# [Written task]
Retype exactly what runs from the first line of the data to the line with "from matplotlib.ticker import", keeping both of those lines and skipping pictures.

# [Stored data]
===============

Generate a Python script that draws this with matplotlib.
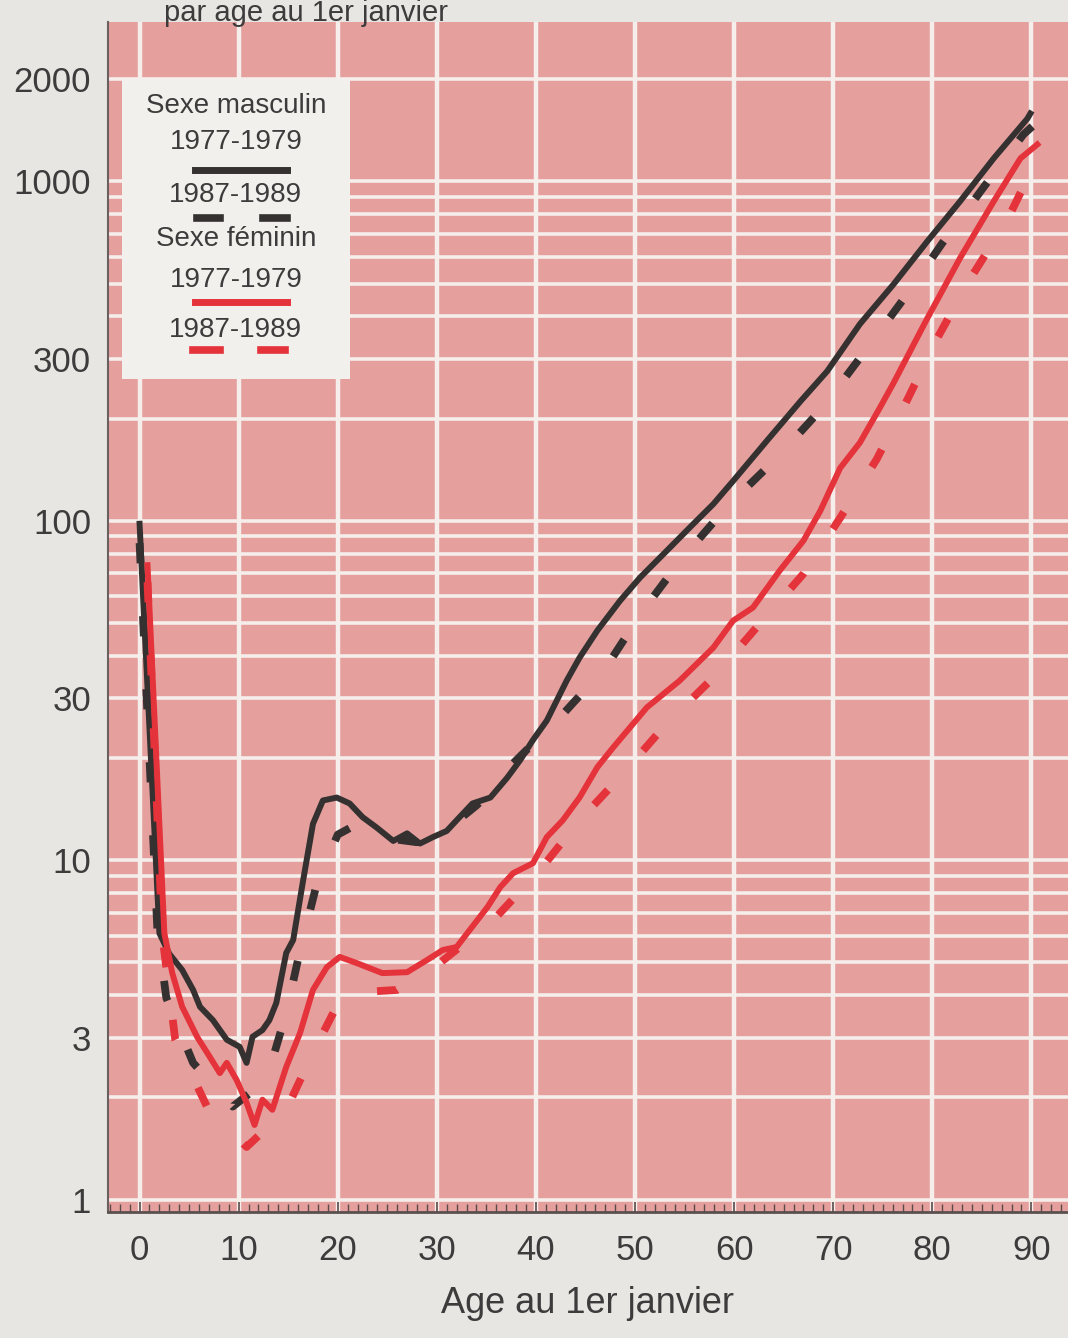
import numpy as np
import matplotlib.pyplot as plt
from matplotlib.patches import Rectangle
from matplotlib.lines import Line2D
from matplotlib.ticker import FixedLocator, LogLocator, MultipleLocator, NullFormatter

plt.rcParams["font.family"] = ["Liberation Sans", "DejaVu Sans"]

# ---------- data: quotients de mortalite (pour 10 000) par age ----------
m77_age = [0, 2, 3, 4.3, 5.4, 6.1, 7.4, 8.8, 10.1, 10.8, 11.4, 12.4, 13.1, 13.8, 14.8,
           15.5, 16.5, 17.5, 18.5, 19.9, 21.2, 22.5, 23.9, 25.6, 27.0, 28.3, 29.6, 31.0,
           32.3, 33.6, 35.4, 37.1, 38.4, 39.7, 41.1, 43.1, 44.4, 46.2, 48.5, 50.5, 53.2,
           55.9, 57.9, 59.9, 63.3, 66.7, 69.4, 72.7, 76.1, 79.5, 82.8, 86.2, 89.6, 89.9]
m77_val = [98, 6.1, 5.3, 4.75, 4.15, 3.7, 3.38, 2.96, 2.82, 2.53, 3.02, 3.16, 3.38, 3.8, 5.33,
           5.82, 8.7, 12.8, 15.0, 15.3, 14.7, 13.4, 12.5, 11.4, 12.0, 11.2, 11.7, 12.2,
           13.4, 14.7, 15.3, 17.5, 19.7, 22.6, 25.8, 33.8, 39.5, 47.5, 58.2, 68.0, 81.6,
           98.0, 112, 131, 172, 225, 276, 380, 498, 666, 873, 1169, 1531, 1585]

m87_age = [0, 1.8, 2.7, 5.4, 9.4, 12.8, 14.8, 16.2, 17.9, 20.0, 22.0, 24.0, 26.0, 28.0,
           30.0, 32.0, 34.0, 36.0, 37.7, 40.0, 42.4, 47.2, 50.8, 54.8, 59.4, 64.3, 68.9,
           73.0, 77.1, 81.0, 85.1, 89.2, 90.1]
m87_val = [86, 6.2, 3.93, 2.53, 1.88, 2.25, 3.55, 5.43, 8.56, 11.9, 12.8, 12.1, 11.5, 11.3,
           11.8, 13.0, 14.5, 16.5, 19.3, 22.5, 26.3, 37.5, 54.4, 77.8, 111, 153, 215,
           310, 450, 657, 954, 1375, 1452]

f77_age = [0.8, 2.5, 3.3, 4.3, 5.8, 7.1, 8.1, 8.8, 9.8, 10.8, 11.6, 12.4, 13.4, 14.8, 16.2,
           17.5, 18.9, 20.2, 21.9, 24.5, 27.0, 29.0, 30.6, 32.0, 33.3, 35.1, 36.4, 37.7,
           39.7, 41.1, 42.7, 44.4, 46.2, 47.8, 51.2, 54.5, 57.9, 59.9, 61.9, 64.6, 67.0,
           68.7, 70.7, 72.7, 74.7, 76.1, 79.5, 82.8, 86.2, 88.9, 90.6]
f77_val = [74, 6.1, 4.65, 3.7, 3.02, 2.63, 2.36, 2.53, 2.25, 1.93, 1.66, 1.97, 1.84, 2.46, 3.1,
           4.15, 4.84, 5.19, 4.98, 4.65, 4.68, 5.08, 5.44, 5.55, 6.22, 7.27, 8.33, 9.16,
           9.8, 11.7, 13.1, 15.3, 18.8, 21.5, 28.2, 33.8, 42.3, 50.8, 55.5, 71.3, 87.4,
           107, 143, 170, 215, 255, 395, 594, 873, 1169, 1285]

f87_age = [0.8, 2.3, 3.6, 6.8, 10.8, 14.8, 17.5, 20.2, 23.0, 26.0, 30.3, 35.7, 40.4, 44.4,
           48.8, 53.2, 57.9, 62.6, 67.0, 70.7, 74.4, 77.5, 80.5, 83.8, 87.6, 90.2]
f87_val = [66, 6.0, 2.96, 1.88, 1.43, 1.84, 2.71, 3.87, 4.1, 4.15, 4.98, 6.66, 9.35, 13.1,
           18.0, 25.3, 34.5, 49.8, 69.8, 102, 152, 228, 345, 515, 773, 1107]

y_ticks = [1, 3, 10, 30, 100, 300, 1000, 2000]
x_ticks = [0, 10, 20, 30, 40, 50, 60, 70, 80, 90]

# ---------- style ----------
BG = "#e8e6e2"
PINK = "#e5a09e"
GRID = "#f5eeeb"
BLACK = "#363131"
RED = "#e5333b"
TXT = "#3d3b3b"

fig = plt.figure(figsize=(10.68, 13.38), dpi=100, facecolor=BG)
ax = fig.add_axes([0.101, 0.0942, 0.899, 0.8894])
ax.set_facecolor(PINK)
ax.set_yscale("log")
ax.set_xlim(-3.2, 93.7)
ax.set_ylim(0.92, 2950)
ax.set_axisbelow(True)

# grid
ax.xaxis.set_major_locator(FixedLocator(x_ticks))
ax.xaxis.set_minor_locator(MultipleLocator(1))
ax.yaxis.set_major_locator(FixedLocator(y_ticks))
ax.yaxis.set_minor_locator(LogLocator(base=10, subs=np.arange(1, 10)))
ax.yaxis.set_minor_formatter(NullFormatter())
ax.set_yticklabels([str(v) for v in y_ticks])
ax.grid(True, axis="x", which="major", color=GRID, lw=3.2)
ax.grid(True, axis="y", which="both", color=GRID, lw=2.6)

ax.tick_params(axis="y", which="both", length=0, pad=12, labelsize=25, labelcolor=TXT)
ax.tick_params(axis="x", which="major", length=7, width=1.2, direction="in",
               color="#5a4a4a", pad=16, labelsize=25, labelcolor=TXT)
ax.tick_params(axis="x", which="minor", length=6, width=1.0, direction="in", color="#5a4a4a")

for s in ["top", "right"]:
    ax.spines[s].set_visible(False)
ax.spines["left"].set_color("#6a6060")
ax.spines["left"].set_linewidth(1.5)
ax.spines["bottom"].set_color("#5a5050")
ax.spines["bottom"].set_linewidth(2)

# curves
dash = (0, (2.6, 6.8))
ax.plot(m77_age, m77_val, color=BLACK, lw=4.3, solid_joinstyle="round", zorder=3)
ax.plot(m87_age, m87_val, color=BLACK, lw=5.6, linestyle=dash, dash_capstyle="butt", zorder=3)
ax.plot(f77_age, f77_val, color=RED, lw=4.3, solid_joinstyle="round", zorder=3)
ax.plot(f87_age, f87_val, color=RED, lw=5.6, linestyle=dash, dash_capstyle="butt", zorder=3)

# legend box (axes fraction)
ax.add_patch(Rectangle((0.0146, 0.700), 0.2375, 0.252, transform=ax.transAxes,
                       facecolor="#f1f0ec", edgecolor="none", zorder=5))
cx = 0.1333
rows = [("Sexe masculin", 0.9290), ("1977-1979", 0.8990), ("1987-1989", 0.8545),
        ("Sexe féminin", 0.8175), ("1977-1979", 0.7835), ("1987-1989", 0.7410)]
for label, yy in rows:
    ax.text(cx, yy, label, transform=ax.transAxes, ha="center", va="center",
            fontsize=20, color=TXT, zorder=6)

ax.add_line(Line2D([0.0906, 0.1865], [0.8755, 0.8755], transform=ax.transAxes,
                   color=BLACK, lw=5, zorder=6))
for x0, x1 in [(0.0927, 0.1167), (0.1615, 0.1865)]:
    ax.add_line(Line2D([x0, x1], [0.8355, 0.8355], transform=ax.transAxes,
                       color=BLACK, lw=5.5, zorder=6))
ax.add_line(Line2D([0.0906, 0.1865], [0.7645, 0.7645], transform=ax.transAxes,
                   color=RED, lw=5, zorder=6))
for x0, x1 in [(0.0885, 0.1167), (0.1594, 0.1844)]:
    ax.add_line(Line2D([x0, x1], [0.7245, 0.7245], transform=ax.transAxes,
                       color=RED, lw=5.5, zorder=6))

# labels
ax.set_xlabel("Age au 1er janvier", fontsize=26, color=TXT)
ax.xaxis.set_label_coords(0.5, -0.062)
fig.text(448 / 1068, 1 - 21 / 1338, "par age au 1er janvier", ha="right", va="baseline",
         fontsize=21, color=TXT)

fig.savefig("out.png", dpi=100, facecolor=BG)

===============

# [Problem solution]
Generate a Python script that draws this with matplotlib.
import numpy as np
import matplotlib.pyplot as plt
from matplotlib.patches import Rectangle
from matplotlib.lines import Line2D
from matplotlib.ticker import FixedLocator, LogLocator, MultipleLocator, NullFormatter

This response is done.